Sarah Winchell Lenhoff is an assistant professor of educational leadership and policy studies at Wayne State University.
A Michigan Board of Education leader recently dismissed the concerns of educators, philanthropists, politicians, business leaders, and many others that Michigan’s K-12 education system is failing our students and putting our state’s future at risk. This denial came coupled with a call for parents to be more actively involved in their children’s education, as if parents in Michigan were any less dedicated than parents in other states.
It should be enough to convince anyone in Michigan that there’s a crisis to know that fewer than 10 percent of children in Detroit can read proficiently by 4th grade. It should be enough to know that just 14 percent of Michigan’s low-income 8th graders are proficient in math. But if those numbers don’t speak to the concerns of many of our elected officials, there’s the fact that just 34 percent of Michigan’s white 8th graders and 41 percent of its higher-income 8th graders are proficient in math.
In addition to our objectively low performance on national assessments, every analysis has shown that Michigan students are not keeping up with their peers across the country. While Michigan’s average scores have stagnated or even declined, other states are performing significantly better than they were 10 years ago. In 2003, Michigan ranked 28th in 4th-grade reading. Today, we rank 41st.
What is the motivation for denying the gravity of these facts?
It stems from an enduring hypocrisy in Michigan’s educational politics. By using language of empowerment to give parents choice about where to send their children to school, policymakers saddle the responsibility for school success on parents, as well. If a school closes due to low test scores or low enrollment, both of which are predictable outcomes in a school choice marketplace, families bear the brunt of the blame and the burden of figuring out how to salvage their children’s education.
Parent involvement in their children’s education is important for student success. Children whose parents are involved in their learning perform better on tests and in class, behave better in school and at home, and are more likely to graduate high school and transition well to college.
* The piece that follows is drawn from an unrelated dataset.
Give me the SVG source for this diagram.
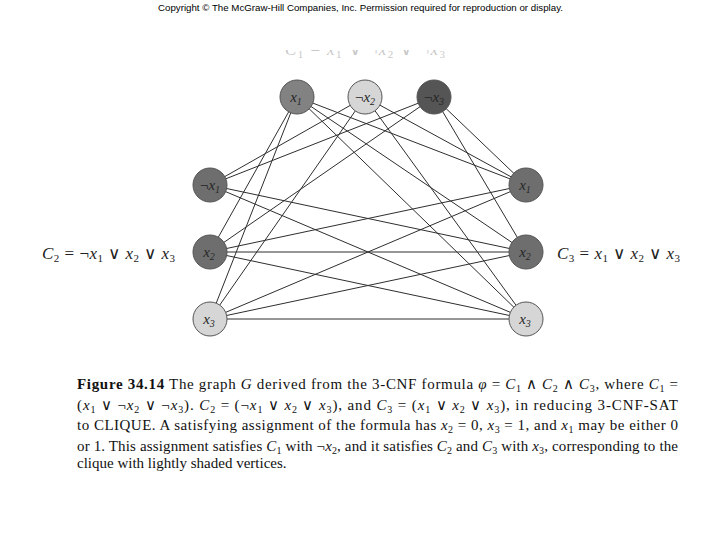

But the kind of parent involvement that gets the best results requires schools to proactively partner with families by welcoming them into school, teaching them about curriculum and school policies, asking for their input on all manner of issues, and supporting their children’s needs, no matter how challenging.
Michigan policymakers have created a school system that often gets in the way of strong school-family partnerships. Here are some ways that could change.
1. Ensure that school choice supports greater integration, rather than segregation.
Research we have performed at Wayne State University has begun to show that Michigan’s open-enrollment policy has contributed to a resegregation of suburban schools. Unlike other states, Michigan allows students to leave their home districts even when it contributes to further segregating their entering or exiting district. While more research is needed, there are reasons to believe that this may have a negative effect on both parent involvement and student achievement, since families are traveling further to schools that lack the diversity that has been shown to benefit all students.
Michigan can amend the law to ensure that open enrollment serves both the goal of school choice and the goal of integration. In addition, lawmakers should support proposed legislation that would allow charter schools to reserve spots for low-income students in the school community.
2. Increase base school funding and create a rational model for funding districts with declining enrollment.
In this year’s budget, Michigan lawmakers made a good step forward when they increased per pupil funding for all students and provided additional support for at-risk students and English language learners. But there are still serious problems with our school finance system.
Michigan school districts – charter and traditional public – suffer from a funding model that punishes them for enrollment declines before fixed costs can be reduced. This means that the quality of education they can offer decreases at times when they are most desperate to compete for students. Think of it this way: If a district loses just 10 students, its funding is cut by $70,000 or more. Strong family-school partnerships are enriched through home visits, community health services, transportation support and other programs that are likely on the chopping block as district funding dwindles.
It doesn’t have to be this way. Some states provide "declining enrollment relief” by letting shrinking districts use a three-year rolling average for state aid purposes. Michigan currently uses a two-year weighted average, with only 10% determined by the previous year’s enrollment. We can make this change, while investing more across the board.
3. Use accountability data to strategically support struggling schools, rather than threatening to close them
Earlier this year, the State of Michigan threatened to close nearly 40 schools across the state for low performance. Many of those schools are in cities and neighborhoods that have already experienced multiple rounds of school closure and where the residents are more likely to have experienced trauma or be suffering from toxic stress. At Wayne State, my colleagues and I are studying whether these closure announcements may be related to negative outcomes in mental health and attitudes about school. We already know that school closures force families to travel farther to schools, disrupt existing bonds in school communities, and may not result in improved student achievement.
The state made agreements to save most of these schools for now, but the threat of closure still exists and prevents districts from investing in the long-term partnerships with families and communities that are essential to school improvement. State leaders should take responsibility for their roles in creating a system where these schools were likely to fail, and they should now work closely with school and district leadership to invest in personnel, curriculum, facilities, and parent supports to ensure they succeed.
These ideas are not new, and they represent just a few of the many worthy proposals Michigan policymakers should consider if they want to stop debating whether we have an education crisis, and instead get to work solving it.